We are pleased to announce the Spring 2019 Global Urban Humanities-Townsend Fellows, a group of faculty and graduate students engaged in the study of contemporary and historical global cities. Fellow affiliations include Anthropology, Architecture, Comparative Literature, East Asian Languages and Cultures, Geography, Landscape Architecture and Environmental Planning, and South and Southeast Asian Studies. The group will meet regularly in Spring 2019 to discuss their research projects. These fellowships are offered in collaboration with the Townsend Center for the Humanities.
Katherine Bruhn, South and Southeast Asian Studies
"Minangkabau Artists in Indonesia's Art World: The History of a Creative Ecosystem"
Katherine Bruhn is a PhD Candidate in the Department of South and Southeast Asian Studies. Her research focuses on the history of Indonesian modern and contemporary art, examined through the lens of a specific ethnic group, the Minangkabau of West Sumatra, as a means to articulate how local, transnational, and global networks have contributed to the production of creative ecosystems, from the early 20th century until now. Katherine’s research stems from a long engagement with artists in the Southeast Asian region, Indonesia specifically.
Annie Malcolm, Anthropology
"Wutong, Shenzhen: Where Tradition Meets the Future - An Ethnography of a Chinese Art Village
Annie Malcolm's dissertation investigates urbanization, experimentation and self-fashioning in contemporary China through ethnography of an art village in Shenzhen. Her research is based on fifteen months of fieldwork analyzing the relationship between the works and lives of artists and their broader urban, urban village and art village contexts as these shifting and emergent categories play out in Shenzhen.
Will Payne, Geography
"Algorithmic Gentrification: Assembling Place in Urban Information Systems since 1980"
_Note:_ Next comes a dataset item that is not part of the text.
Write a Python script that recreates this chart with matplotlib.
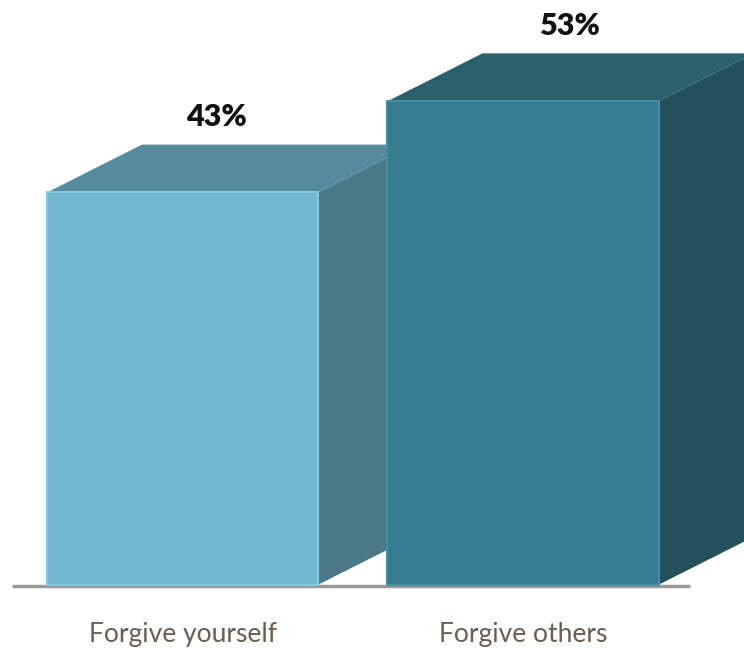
import numpy as np
import matplotlib.pyplot as plt
from matplotlib.patches import Polygon

categories = ['Forgive yourself', 'Forgive others']
values = [43, 53]
labels = ['43%', '53%']

# face colours per bar: front, top, side
front_colors = ['#71b7cf', '#367c91']
top_colors = ['#558b9d', '#2b606d']
side_colors = ['#4a7887', '#23505c']
edge_colors = ['#86c8de', '#4a8ea3']

fig = plt.figure(figsize=(7.44, 6.5), dpi=100)
ax = fig.add_axes([0, 0, 1, 1])
ax.set_xlim(-0.536, 1.649)
ax.set_ylim(-7.15, 64.1)
ax.axis('off')

width = 0.796
dx = 0.279   # depth offset in x
dy = 5.25    # depth offset in y

for i, v in enumerate(values):
    x0 = i - width / 2
    x1 = i + width / 2
    # side face
    side = Polygon([(x1, 0), (x1 + dx, dy), (x1 + dx, v + dy), (x1, v)],
                   closed=True, fc=side_colors[i], ec='none', zorder=2 + i * 3)
    ax.add_patch(side)
    # top face
    top = Polygon([(x0, v), (x0 + dx, v + dy), (x1 + dx, v + dy), (x1, v)],
                  closed=True, fc=top_colors[i], ec='none', zorder=2 + i * 3)
    ax.add_patch(top)
    # front face
    front = Polygon([(x0, 0), (x0, v), (x1, v), (x1, 0)],
                    closed=True, fc=front_colors[i], ec=edge_colors[i],
                    lw=1.5, joinstyle='round', zorder=3 + i * 3)
    ax.add_patch(front)

    ax.text(i + dx / 2 - 0.04 * (1 - i), v + dy + 1.5, labels[i],
            ha='center', va='bottom', fontsize=22, fontweight='heavy',
            family='Lato', color='#111111', zorder=10)
    ax.text(i, -5.5, categories[i], ha='center', va='center', fontsize=19,
            family='Lato', color='#6b5e50', zorder=10)

# floor line
ax.plot([-0.5, 1.49], [-0.1, -0.1], color='#9a9a9a', lw=2.5,
        solid_capstyle='butt', zorder=1)

fig.savefig('out.png', dpi=100)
Will Payne is investigating the historical development of urban information systems since the 1980s in New York City and the San Francisco Bay Area from the first "crowd-sourced" restaurant guide incorporating computationally aggregated ratings, the Zagat Survey, to contemporary mobile applications that link amenity data to real estate value. His research examines how users employ these platforms to understand, record, and shape their experiences, while developers focus on commodifying location data and urban consumption spaces, in accelerating cycles of gentrification and displacement.
Trude Renwick, Architecture
"Consuming the City—Examining the Everyday Space of Bangkok's Retail Center"
Trude Renwick's dissertation examines the everyday life of Bangkok's commercial center, the Siam Square and Ratchaprasong Area, focusing on both the architectural and urban forms that constitute it and the human activities that define it. Her investigation of the unique mixture of history and politics, spiritual beliefs, and the built environment that constitutes Bangkok's commercial landscape will contribute empirically to the literature on Southeast Asian cities. Her dissertation is based off of over two years of fieldwork in Bangkok.
Anna Brand, Landscape Architecture and Environmental Planning
"The Imaginary of Renewal and Revitalization"
Anna Brand is an Assistant Professor in the Department of Landscape Architecture and Environmental Planning. Her research focuses on the intersection of race and space, specifically looking at historic black mecca neighborhoods and how they change through processes of gentrification and resistance. Her comparative research focuses on cities in the American North and South, including New Orleans, Houston, Atlanta, Chicago and New York. This work highlights the ongoing spatial impacts of racial processes and resistance to these processes over time and evaluates the role that urban planning and design plays.
Thomas McEnaney, Comparative Literature and Spanish & Portuguese
"Hand-to-Hand Media: New Digital Infrastructures in Cuba"
Thomas McEnaney is an Assistant Professor in the Department of Comparative Literature and Spanish & Portuguese. His work emphasizes the connections between Argentine, Cuban, and U.S. literature, the history of media and technology, sound studies, linguistic anthropology, computational (digital) humanities and new media studies.
Neyran Turan, Architecture
"Measure for the Anthropocene"
Neyran Turan is an Assistant Professor of Architecture and a partner at NEMESTUDIO. Turan's work draws on the relationship between geography and design to highlight their interaction for new aesthetic and political trajectories within architecture and urbanism. Her current work speculates on the role of architectural representation in relation to climate change and on new conceptions of the ordinary and the familiar in architecture.
Jonathan Zwicker, East Asian Languages and Cultures
"Tokyo Between the Quakes: A Cultural Atlas of the City, 1855-1923"
Jonathan Zwicker is an Associate Professor in the Department of East Asian Languages and Cultures. His research is a digital project intended to provide a new set of tools and an analytical framework for thinking about the history of Tokyo across the last half of the 19th and into the 20th century. The idea of a cultural atlas of the city grows out of his longstanding interest in literature, theater, and cultural history of Japan's 19th century.